695 files in 3 days
Delivered a large-scale documentation rebrand in days instead of weeks
Turned a multi-week rename into a 3-day operation by building 6 AI-assisted commands and a standalone Python redirect validator. 695 files, 349 URL mappings, 486 images audited across 4 products. Zero 404s in production.
695
Files touched
3 days
End-to-end execution
349
URL mappings validated
486
Images audited
The challenge
Four products, renamed at the same time, across a large documentation site, with multiple writers and a fixed deadline. The conventional approach — manual find-and-replace, screenshot review, redirect spreadsheets — would have taken weeks.
Speed wasn't the only issue. A documentation rename isn't just a find-and-replace problem. It touches YAML config files, frontmatter, component props, changelog entries, SVG icons, and redirect files. Miss a configuration reference and the build crashes. Miss a redirect and a user hits a 404 from a bookmark, a search result, or a cross-product link.

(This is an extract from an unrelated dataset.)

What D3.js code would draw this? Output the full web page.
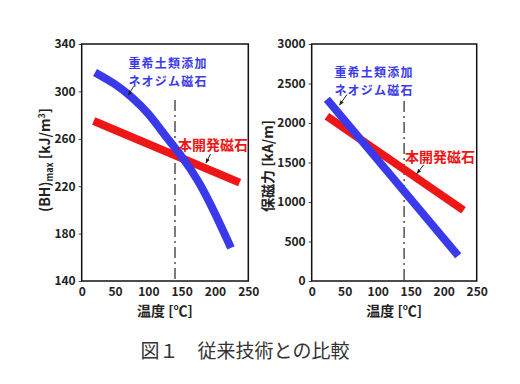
<!DOCTYPE html>
<html><head><meta charset="utf-8">
<script src="https://cdn.jsdelivr.net/npm/d3@7"></script>
<style>
html,body{margin:0;padding:0;background:#fff;}
svg{display:block;}
text{font-family:"Noto Sans CJK JP","Noto Sans",sans-serif;}
</style></head>
<body>
<svg id="c" width="520" height="384"></svg>
<script>
// ---- data ----
const xTicks = [0, 50, 100, 150, 200, 250];
const bhTicks = [140, 180, 220, 260, 300, 340];
const hcTicks = [0, 500, 1000, 1500, 2000, 2500, 3000];

// (BH)max chart
const bhOldTemp = [20, 50, 75, 100, 125, 150, 175, 200, 224];
const bhOldVal  = [316, 306, 295, 281, 263, 245, 224, 197, 168];
const bhNewTemp = [18, 237];
const bhNewVal  = [275, 223];

// coercivity chart
const hcOldTemp = [23, 222];
const hcOldVal  = [2300, 320];
const hcNewTemp = [23, 230];
const hcNewVal  = [2085, 895];

const refTemp = 140;
const labelOld = ["重希土類添加", "ネオジム磁石"];
const labelNew = "本開発磁石";
const xTitle = "温度 [℃]";
const caption = "図１　従来技術との比較";

const BLUE = "#3a3aea", RED = "#ee1616";

const svg = d3.select("#c");
svg.append("defs").append("marker")
  .attr("id","ah").attr("viewBox","0 0 10 10").attr("refX",9).attr("refY",5)
  .attr("markerWidth",5).attr("markerHeight",5).attr("orient","auto")
  .append("path").attr("d","M0,1 L10,5 L0,9 Z").attr("fill","#222");

function panel(opt){
  const g = svg.append("g");
  const x = d3.scaleLinear().domain([0,250]).range([opt.x0, opt.x1]);
  const y = d3.scaleLinear().domain(opt.yDomain).range([opt.y1, opt.y0]);

  const ya = g.append("g").attr("transform",`translate(${opt.x0},0)`)
    .call(d3.axisLeft(y).tickValues(opt.yTicks).tickSize(3).tickPadding(3).tickFormat(d3.format("d")));
  const xa = g.append("g").attr("transform",`translate(0,${opt.y1})`)
    .call(d3.axisBottom(x).tickValues(xTicks).tickSize(0).tickPadding(6));
  [ya,xa].forEach(a=>{
    a.select(".domain").remove();
    a.selectAll("text").attr("font-size",12).attr("font-weight","bold").attr("fill","#222")
      .style("font-family","'Noto Sans CJK JP',sans-serif");
    a.selectAll("line").attr("stroke","#444");
  });

  g.append("line").attr("x1",x(refTemp)).attr("x2",x(refTemp))
    .attr("y1",opt.refTop).attr("y2",opt.y1)
    .attr("stroke","#444").attr("stroke-width",1.4).attr("stroke-dasharray","11,4,2,4");

  const line = d3.line().x(d=>x(d[0])).y(d=>y(d[1]));
  const curve = d3.line().x(d=>x(d[0])).y(d=>y(d[1])).curve(d3.curveNatural);

  g.append("path").datum(d3.zip(opt.newT, opt.newV)).attr("d",line)
    .attr("fill","none").attr("stroke",RED).attr("stroke-width",8);
  g.append("path").datum(d3.zip(opt.oldT, opt.oldV)).attr("d",opt.oldT.length>2?curve:line)
    .attr("fill","none").attr("stroke",BLUE).attr("stroke-width",8);

  g.append("rect").attr("x",opt.x0).attr("y",opt.y0).attr("width",opt.x1-opt.x0).attr("height",opt.y1-opt.y0)
    .attr("fill","none").attr("stroke","#111").attr("stroke-width",1.5);

  labelOld.forEach((t,i)=>g.append("text").attr("x",opt.oldLab[0]).attr("y",opt.oldLab[1]+i*17.5)
    .attr("text-anchor","middle").attr("font-size",12).attr("letter-spacing",1.2)
    .attr("font-weight","bold").attr("fill",BLUE).text(t));
  g.append("text").attr("x",opt.newLab[0]).attr("y",opt.newLab[1]).attr("text-anchor","middle")
    .attr("font-size",14).attr("font-weight","bold").attr("fill",RED).text(labelNew);

  [opt.arrOld, opt.arrNew].forEach(a=>{
    g.append("line").attr("x1",a[0]).attr("y1",a[1]).attr("x2",a[2]).attr("y2",a[3])
      .attr("stroke","#222").attr("stroke-width",1).attr("marker-end","url(#ah)");
  });

  g.append("text").attr("x",(opt.x0+opt.x1)/2).attr("y",opt.y1+35).attr("text-anchor","middle")
    .attr("font-size",14).attr("font-weight","bold").attr("fill","#222").text(xTitle);
  return {x,y,g};
}

panel({x0:81.7,x1:248.3,y0:44,y1:281,yDomain:[140,340],yTicks:bhTicks,refTop:100,
  oldT:bhOldTemp,oldV:bhOldVal,newT:bhNewTemp,newV:bhNewVal,
  oldLab:[168,68],newLab:[213,150],arrOld:[133.5,86.5,128.5,95],arrNew:[210.5,154,206,163]});
panel({x0:311.7,x1:476.7,y0:44,y1:281,yDomain:[0,3000],yTicks:hcTicks,refTop:101,
  oldT:hcOldTemp,oldV:hcOldVal,newT:hcNewTemp,newV:hcNewVal,
  oldLab:[374,77],newLab:[440,162],arrOld:[347,94.5,339.5,105],arrNew:[423.5,165,417,173.5]});

const yt1 = svg.append("text").attr("transform","translate(50,160) rotate(-90)")
  .attr("text-anchor","middle").attr("font-size",14).attr("font-weight","bold").attr("fill","#222");
yt1.append("tspan").text("(BH)");
yt1.append("tspan").attr("font-size",9).attr("dy",3).text("max");
yt1.append("tspan").attr("dy",-3).text(" [kJ/m");
yt1.append("tspan").attr("font-size",9).attr("dy",-5).text("3");
yt1.append("tspan").attr("dy",5).text("]");

svg.append("text").attr("transform","translate(273,166) rotate(-90)")
  .attr("text-anchor","middle").attr("font-size",14).attr("font-weight","bold").attr("fill","#222")
  .text("保磁力 [kA/m]");

svg.append("text").attr("x",245).attr("y",358).attr("text-anchor","middle")
  .attr("font-size",19).attr("fill","#333").style("font-family","'Noto Sans CJK JP',serif")
  .text(caption);
</script>
</body></html>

The largest single rename touched 390 files across 5 commits: 265 cross-reference files spanning 17 other products, 88 partial files, roughly 70 render path updates. That was one of four.
The approach
None of the tools were designed upfront. Each one came from hitting a specific problem during execution. By the end of three days, the toolkit was 6 AI-assisted commands and a standalone Python CLI.
The rename engine
The core /rename-product command handled folder renames, content updates, redirects, cross-references, and bridge phrasing ("formerly X"). It ran in two passes: first the product's own files, then cross-references in other products. That let multiple writers work in parallel without merge conflicts. Batch mode split each rename into content changes first, structural changes second — keeping diffs readable.
The validation layer
/validate ran 16 automated checks against the repository, each classified by severity: BUILD (build crashes), RUNTIME (UI breaks), CORRECTNESS (wrong content), COSMETIC (minor). It detected stale product references, missing redirects, broken internal links, and missing SVG icons. Instead of waiting for a slow build to catch failures, it found them in seconds.
Visual image scanning
/check-images used AI vision to scan screenshots for outdated product names — a problem grep can't solve. All 113 SVGs in the scan were fully vectorized with zero <text> elements, meaning old names were baked into vector paths. The only way to find them was rendering each SVG to PNG and reading them visually.
The redirect validator
A standalone Python CLI handled redirect validation in 4 stages: scraping the live sitemap to create a baseline before any renames, comparing the baseline against the redirect mapping CSV to find gaps, validating the GitHub preview deployment, and confirming production after merge. Per-product filtering meant each writer could validate their own rename independently.
The outcomes
| Metric | Count |
|---|---|
| Products renamed | 4 |
| Files touched | ~695 |
| Insertions / deletions | ~2,848 / ~2,816 |
| URL mappings validated | 349 |
| Redirect rules added or updated | 71 |
| Images audited | 486 |
| Images flagged for update | 67 |
| Reports generated | 29 |
| Commits | 17 |
| Execution window | 3 days (Feb 16–18) |
The image scan caught things nothing else would have. Among third-party vendor screenshots, 33 had the old product abbreviation in the filename — but only 11 actually showed the old name on screen. Ten others with no abbreviation in the filename still contained it. Only the visual scan found them.
After the project, both commands were generalised — hardcoded product tables replaced with interactive prompts. Anyone on the team can run them for any future rename, no setup required.
Why it mattered
Compressing a multi-week process into 3 days meant product teams launched with docs that already matched. Users following old bookmarks didn't hit 404s. The image audit caught things that would have sat wrong for months without anyone noticing.
The transition held up. No broken links, no customer complaints. Product leadership confirmed it landed cleanly — for a customer-facing rename across four products and 695 files, that was the real test.
But the more durable thing was the toolkit. Products get renamed again. Domains change. The tools now sit in the team's hands permanently — the next rename starts with working infrastructure, not a blank page. Each run makes the tooling better, because edge cases that trip it up become rules.
None of this was predicted. The problems worth solving only became visible during the work. That's why the tools are specific — each one started as a response to something that actually broke, not something that might break.